Thursday, November 10, 2011

Indonesiaku!!

Eh iyaahh..ada yang ketinggalaan..hari inii 10 November 2011 merupakan harii pahlawan lhoo..gw sebagai orang yang cinta dan bangga terhadap tanah air Indonesia punya harapan nii..

Harapan":
-Semoga Indonesia dapat menyelesaikan dan menemukan jalan keluar dalam masalah korupsi..
-Semoga Indonesia dapat menjadi negara yang dipandang baik oleh negara asing..
-Semoga Indonesia makin indah dan dapt menjaga 'Zamrud Khatulistiwa"-nya..
-Semoga Indonesia dapat menjadi negara yang lebih dikenal(bukan hanya Bali ajaa)..
-Semoga rakyat Indonesia, khusunya kaum muda, lebih mencintai dan bangga terhadap negeri ini..
-Semoga rakyat Indonesia tidak hanya mengeluh, tetapi bertindak..
-Semoga rakyat Indonesia lebih bisa menghargai negaranya..
dan yang paling penting..
-Kita sebagai rakyat Indonesia, dapat bersatu untuk membangun negeri menjadi lebih baik..:D

SELAMAT HARI PAHLAWAN..
*jangan biarkan perjuangan Bung Tomo sia-sia..

-L-

Beatiful Moon..

Waaaaa udah beberapa harii inii gw ga nuliss blog..gara-garany hrs ngurusin macem2..mulai dari acara ultah UKM gw, smpe tugas kelompok dri dosen..tapi, hari ini gw ga mau ceritain ttg segala kepenatan n minggu gw yg roller coaster ituu..gw mau cerita tentang bulan..ada apa dengan bulan?

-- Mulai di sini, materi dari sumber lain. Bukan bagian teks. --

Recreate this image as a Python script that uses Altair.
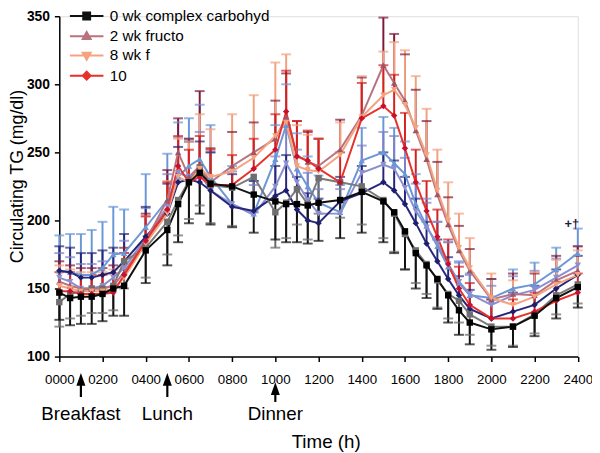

Coba tengok bulan malam ini di Jakarta..bulan malam inii tuh baguss..bulat, indah n menenangkan hati d pokony..gw juga liat bintang kecil yang cukup jauh menemani si bulan ituu..keindahan alam yang bisa dibilang sangat biasa n simple inii membuat gw semakin tersadar..tersadar bahwa hidup inii indah lho..sayang banget klo kita hidup cuma untuk bersungut2 n marah2..

Meskipun saat inii gw capeeee banggettttt..tapi gw harus seperti si bulan yang ga prnh lelah untuk menerangi gelapnya malam..dan juga si bintang yang walaupun ia cuma sendiri, tetapi ia tetap bersinar menemani si bulan..

P.S: efek kecapeaan malah ngomongin ttg bulan..wkwkwk

-L-

Wednesday, November 2, 2011

Learning..

wooo..udah beberapa harii ini gw ga nuliss blog..gara2 banyak bangeet yang haruss diuruss..mulai gw hrs ngurusin acara dialog interaktif, jadi moderator, acara ulang tahun UKM gw, smpe harus bikin presentasi calon ketua konsooll...gw ga nyangkaa bangeet sebenernya klo bakalan sesibuk inii..malah ini kyny lbh sibuk dari gw kelas 2 IPA..

Kemaren smpe tadii pagii gw sempet nge-down n stress ajaa..gara2 bnr2 kaget n capee bangeet rasanya harus ngurusin ini itu..maslah akademis n non akademiss..smuanya tuh serasa harus gw yg kerjain..bahkan smpe di rumah pun bokap minta tlg apa2 ke gw...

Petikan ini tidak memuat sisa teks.